Recorded data:

###

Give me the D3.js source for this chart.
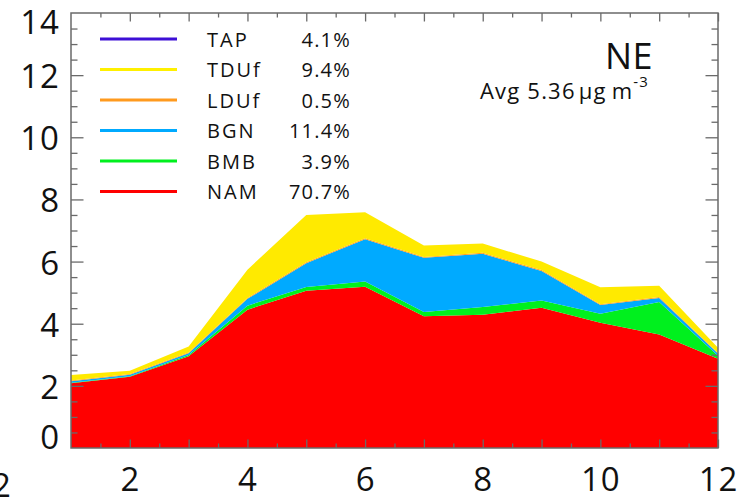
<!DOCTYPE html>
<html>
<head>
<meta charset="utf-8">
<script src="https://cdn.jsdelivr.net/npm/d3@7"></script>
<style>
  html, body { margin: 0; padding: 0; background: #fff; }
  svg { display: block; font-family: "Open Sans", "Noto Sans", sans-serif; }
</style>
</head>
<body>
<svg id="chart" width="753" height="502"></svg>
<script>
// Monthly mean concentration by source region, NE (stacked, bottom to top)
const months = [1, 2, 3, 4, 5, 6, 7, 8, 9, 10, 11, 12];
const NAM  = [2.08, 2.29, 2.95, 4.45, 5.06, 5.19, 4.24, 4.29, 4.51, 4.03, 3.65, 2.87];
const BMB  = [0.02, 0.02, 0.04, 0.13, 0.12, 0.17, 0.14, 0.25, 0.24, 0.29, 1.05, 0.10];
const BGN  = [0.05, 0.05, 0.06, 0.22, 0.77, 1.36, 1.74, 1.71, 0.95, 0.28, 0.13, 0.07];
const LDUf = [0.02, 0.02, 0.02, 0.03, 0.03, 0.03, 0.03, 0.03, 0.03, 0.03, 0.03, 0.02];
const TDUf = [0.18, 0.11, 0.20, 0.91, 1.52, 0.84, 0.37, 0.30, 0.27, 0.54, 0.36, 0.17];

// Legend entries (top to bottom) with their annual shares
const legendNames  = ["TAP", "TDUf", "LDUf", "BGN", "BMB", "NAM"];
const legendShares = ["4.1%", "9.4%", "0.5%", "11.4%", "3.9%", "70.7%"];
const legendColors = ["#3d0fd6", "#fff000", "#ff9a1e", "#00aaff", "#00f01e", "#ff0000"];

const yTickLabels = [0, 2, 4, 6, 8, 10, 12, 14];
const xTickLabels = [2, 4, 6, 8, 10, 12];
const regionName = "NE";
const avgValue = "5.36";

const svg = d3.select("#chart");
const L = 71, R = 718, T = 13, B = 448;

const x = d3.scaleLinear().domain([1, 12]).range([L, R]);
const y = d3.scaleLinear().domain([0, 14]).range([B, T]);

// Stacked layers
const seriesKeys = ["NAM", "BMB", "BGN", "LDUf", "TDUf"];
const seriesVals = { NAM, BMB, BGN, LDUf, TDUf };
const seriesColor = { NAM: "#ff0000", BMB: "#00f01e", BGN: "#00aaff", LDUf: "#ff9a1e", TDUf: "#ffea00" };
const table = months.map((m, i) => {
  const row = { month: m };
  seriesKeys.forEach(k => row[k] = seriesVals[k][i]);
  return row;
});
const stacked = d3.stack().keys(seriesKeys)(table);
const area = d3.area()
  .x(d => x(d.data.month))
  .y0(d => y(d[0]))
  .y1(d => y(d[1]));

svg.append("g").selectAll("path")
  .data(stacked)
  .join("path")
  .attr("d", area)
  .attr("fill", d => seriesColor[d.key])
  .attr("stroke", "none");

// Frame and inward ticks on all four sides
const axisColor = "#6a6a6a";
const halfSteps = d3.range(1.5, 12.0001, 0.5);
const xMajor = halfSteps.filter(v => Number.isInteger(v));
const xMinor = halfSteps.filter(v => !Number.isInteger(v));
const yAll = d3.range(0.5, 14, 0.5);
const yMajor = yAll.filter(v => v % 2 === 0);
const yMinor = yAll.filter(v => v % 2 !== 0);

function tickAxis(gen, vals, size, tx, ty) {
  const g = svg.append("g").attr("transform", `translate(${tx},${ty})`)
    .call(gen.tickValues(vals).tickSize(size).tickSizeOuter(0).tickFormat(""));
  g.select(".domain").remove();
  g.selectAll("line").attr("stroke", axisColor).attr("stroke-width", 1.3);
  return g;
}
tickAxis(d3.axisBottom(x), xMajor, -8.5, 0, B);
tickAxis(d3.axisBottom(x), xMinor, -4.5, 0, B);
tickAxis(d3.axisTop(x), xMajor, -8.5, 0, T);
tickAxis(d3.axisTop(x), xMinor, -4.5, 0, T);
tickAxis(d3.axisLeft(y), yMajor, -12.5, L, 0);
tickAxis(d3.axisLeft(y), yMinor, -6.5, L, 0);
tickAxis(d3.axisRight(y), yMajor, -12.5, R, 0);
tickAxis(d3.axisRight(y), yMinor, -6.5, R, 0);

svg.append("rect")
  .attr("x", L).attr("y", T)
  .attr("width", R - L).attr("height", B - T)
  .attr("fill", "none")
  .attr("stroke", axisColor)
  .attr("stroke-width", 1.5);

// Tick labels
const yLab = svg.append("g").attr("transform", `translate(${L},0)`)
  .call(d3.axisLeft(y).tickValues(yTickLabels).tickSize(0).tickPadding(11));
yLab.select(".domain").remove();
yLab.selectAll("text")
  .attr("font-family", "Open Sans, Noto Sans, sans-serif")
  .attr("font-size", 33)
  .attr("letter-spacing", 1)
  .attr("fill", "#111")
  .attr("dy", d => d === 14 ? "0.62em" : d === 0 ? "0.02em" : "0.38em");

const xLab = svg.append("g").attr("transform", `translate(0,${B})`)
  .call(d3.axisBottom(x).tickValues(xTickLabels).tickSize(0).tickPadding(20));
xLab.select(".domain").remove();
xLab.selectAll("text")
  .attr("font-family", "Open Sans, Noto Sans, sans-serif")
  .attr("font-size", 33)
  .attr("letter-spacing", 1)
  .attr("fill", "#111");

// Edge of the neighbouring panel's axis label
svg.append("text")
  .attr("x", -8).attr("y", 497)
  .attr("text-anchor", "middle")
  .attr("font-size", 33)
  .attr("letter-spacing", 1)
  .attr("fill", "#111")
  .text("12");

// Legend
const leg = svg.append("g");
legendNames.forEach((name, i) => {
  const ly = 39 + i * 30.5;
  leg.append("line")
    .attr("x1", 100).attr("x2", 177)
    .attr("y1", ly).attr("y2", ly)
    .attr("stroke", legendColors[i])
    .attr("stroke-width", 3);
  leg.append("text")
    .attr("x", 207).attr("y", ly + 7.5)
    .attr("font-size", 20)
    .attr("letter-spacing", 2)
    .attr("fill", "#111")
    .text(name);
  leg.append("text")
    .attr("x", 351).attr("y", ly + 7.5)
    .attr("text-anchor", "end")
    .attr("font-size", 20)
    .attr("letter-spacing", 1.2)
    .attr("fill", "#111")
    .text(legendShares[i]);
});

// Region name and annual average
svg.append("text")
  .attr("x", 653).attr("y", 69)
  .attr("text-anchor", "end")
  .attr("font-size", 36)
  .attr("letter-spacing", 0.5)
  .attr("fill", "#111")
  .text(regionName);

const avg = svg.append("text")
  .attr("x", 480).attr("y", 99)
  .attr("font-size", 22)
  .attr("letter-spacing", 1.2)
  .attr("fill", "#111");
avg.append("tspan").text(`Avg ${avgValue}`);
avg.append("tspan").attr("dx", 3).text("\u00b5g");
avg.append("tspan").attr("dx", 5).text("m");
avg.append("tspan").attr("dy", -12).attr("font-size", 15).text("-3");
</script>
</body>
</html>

###

Problem to work on:
Restate the data above word for word. Do not include the images.

Task output:
Give me the D3.js source for this chart.
<!DOCTYPE html>
<html>
<head>
<meta charset="utf-8">
<script src="https://cdn.jsdelivr.net/npm/d3@7"></script>
<style>
  html, body { margin: 0; padding: 0; background: #fff; }
  svg { display: block; font-family: "Open Sans", "Noto Sans", sans-serif; }
</style>
</head>
<body>
<svg id="chart" width="753" height="502"></svg>
<script>
// Monthly mean concentration by source region, NE (stacked, bottom to top)
const months = [1, 2, 3, 4, 5, 6, 7, 8, 9, 10, 11, 12];
const NAM  = [2.08, 2.29, 2.95, 4.45, 5.06, 5.19, 4.24, 4.29, 4.51, 4.03, 3.65, 2.87];
const BMB  = [0.02, 0.02, 0.04, 0.13, 0.12, 0.17, 0.14, 0.25, 0.24, 0.29, 1.05, 0.10];
const BGN  = [0.05, 0.05, 0.06, 0.22, 0.77, 1.36, 1.74, 1.71, 0.95, 0.28, 0.13, 0.07];
const LDUf = [0.02, 0.02, 0.02, 0.03, 0.03, 0.03, 0.03, 0.03, 0.03, 0.03, 0.03, 0.02];
const TDUf = [0.18, 0.11, 0.20, 0.91, 1.52, 0.84, 0.37, 0.30, 0.27, 0.54, 0.36, 0.17];

// Legend entries (top to bottom) with their annual shares
const legendNames  = ["TAP", "TDUf", "LDUf", "BGN", "BMB", "NAM"];
const legendShares = ["4.1%", "9.4%", "0.5%", "11.4%", "3.9%", "70.7%"];
const legendColors = ["#3d0fd6", "#fff000", "#ff9a1e", "#00aaff", "#00f01e", "#ff0000"];

const yTickLabels = [0, 2, 4, 6, 8, 10, 12, 14];
const xTickLabels = [2, 4, 6, 8, 10, 12];
const regionName = "NE";
const avgValue = "5.36";

const svg = d3.select("#chart");
const L = 71, R = 718, T = 13, B = 448;

const x = d3.scaleLinear().domain([1, 12]).range([L, R]);
const y = d3.scaleLinear().domain([0, 14]).range([B, T]);

// Stacked layers
const seriesKeys = ["NAM", "BMB", "BGN", "LDUf", "TDUf"];
const seriesVals = { NAM, BMB, BGN, LDUf, TDUf };
const seriesColor = { NAM: "#ff0000", BMB: "#00f01e", BGN: "#00aaff", LDUf: "#ff9a1e", TDUf: "#ffea00" };
const table = months.map((m, i) => {
  const row = { month: m };
  seriesKeys.forEach(k => row[k] = seriesVals[k][i]);
  return row;
});
const stacked = d3.stack().keys(seriesKeys)(table);
const area = d3.area()
  .x(d => x(d.data.month))
  .y0(d => y(d[0]))
  .y1(d => y(d[1]));

svg.append("g").selectAll("path")
  .data(stacked)
  .join("path")
  .attr("d", area)
  .attr("fill", d => seriesColor[d.key])
  .attr("stroke", "none");

// Frame and inward ticks on all four sides
const axisColor = "#6a6a6a";
const halfSteps = d3.range(1.5, 12.0001, 0.5);
const xMajor = halfSteps.filter(v => Number.isInteger(v));
const xMinor = halfSteps.filter(v => !Number.isInteger(v));
const yAll = d3.range(0.5, 14, 0.5);
const yMajor = yAll.filter(v => v % 2 === 0);
const yMinor = yAll.filter(v => v % 2 !== 0);

function tickAxis(gen, vals, size, tx, ty) {
  const g = svg.append("g").attr("transform", `translate(${tx},${ty})`)
    .call(gen.tickValues(vals).tickSize(size).tickSizeOuter(0).tickFormat(""));
  g.select(".domain").remove();
  g.selectAll("line").attr("stroke", axisColor).attr("stroke-width", 1.3);
  return g;
}
tickAxis(d3.axisBottom(x), xMajor, -8.5, 0, B);
tickAxis(d3.axisBottom(x), xMinor, -4.5, 0, B);
tickAxis(d3.axisTop(x), xMajor, -8.5, 0, T);
tickAxis(d3.axisTop(x), xMinor, -4.5, 0, T);
tickAxis(d3.axisLeft(y), yMajor, -12.5, L, 0);
tickAxis(d3.axisLeft(y), yMinor, -6.5, L, 0);
tickAxis(d3.axisRight(y), yMajor, -12.5, R, 0);
tickAxis(d3.axisRight(y), yMinor, -6.5, R, 0);

svg.append("rect")
  .attr("x", L).attr("y", T)
  .attr("width", R - L).attr("height", B - T)
  .attr("fill", "none")
  .attr("stroke", axisColor)
  .attr("stroke-width", 1.5);

// Tick labels
const yLab = svg.append("g").attr("transform", `translate(${L},0)`)
  .call(d3.axisLeft(y).tickValues(yTickLabels).tickSize(0).tickPadding(11));
yLab.select(".domain").remove();
yLab.selectAll("text")
  .attr("font-family", "Open Sans, Noto Sans, sans-serif")
  .attr("font-size", 33)
  .attr("letter-spacing", 1)
  .attr("fill", "#111")
  .attr("dy", d => d === 14 ? "0.62em" : d === 0 ? "0.02em" : "0.38em");

const xLab = svg.append("g").attr("transform", `translate(0,${B})`)
  .call(d3.axisBottom(x).tickValues(xTickLabels).tickSize(0).tickPadding(20));
xLab.select(".domain").remove();
xLab.selectAll("text")
  .attr("font-family", "Open Sans, Noto Sans, sans-serif")
  .attr("font-size", 33)
  .attr("letter-spacing", 1)
  .attr("fill", "#111");

// Edge of the neighbouring panel's axis label
svg.append("text")
  .attr("x", -8).attr("y", 497)
  .attr("text-anchor", "middle")
  .attr("font-size", 33)
  .attr("letter-spacing", 1)
  .attr("fill", "#111")
  .text("12");

// Legend
const leg = svg.append("g");
legendNames.forEach((name, i) => {
  const ly = 39 + i * 30.5;
  leg.append("line")
    .attr("x1", 100).attr("x2", 177)
    .attr("y1", ly).attr("y2", ly)
    .attr("stroke", legendColors[i])
    .attr("stroke-width", 3);
  leg.append("text")
    .attr("x", 207).attr("y", ly + 7.5)
    .attr("font-size", 20)
    .attr("letter-spacing", 2)
    .attr("fill", "#111")
    .text(name);
  leg.append("text")
    .attr("x", 351).attr("y", ly + 7.5)
    .attr("text-anchor", "end")
    .attr("font-size", 20)
    .attr("letter-spacing", 1.2)
    .attr("fill", "#111")
    .text(legendShares[i]);
});

// Region name and annual average
svg.append("text")
  .attr("x", 653).attr("y", 69)
  .attr("text-anchor", "end")
  .attr("font-size", 36)
  .attr("letter-spacing", 0.5)
  .attr("fill", "#111")
  .text(regionName);

const avg = svg.append("text")
  .attr("x", 480).attr("y", 99)
  .attr("font-size", 22)
  .attr("letter-spacing", 1.2)
  .attr("fill", "#111");
avg.append("tspan").text(`Avg ${avgValue}`);
avg.append("tspan").attr("dx", 3).text("\u00b5g");
avg.append("tspan").attr("dx", 5).text("m");
avg.append("tspan").attr("dy", -12).attr("font-size", 15).text("-3");
</script>
</body>
</html>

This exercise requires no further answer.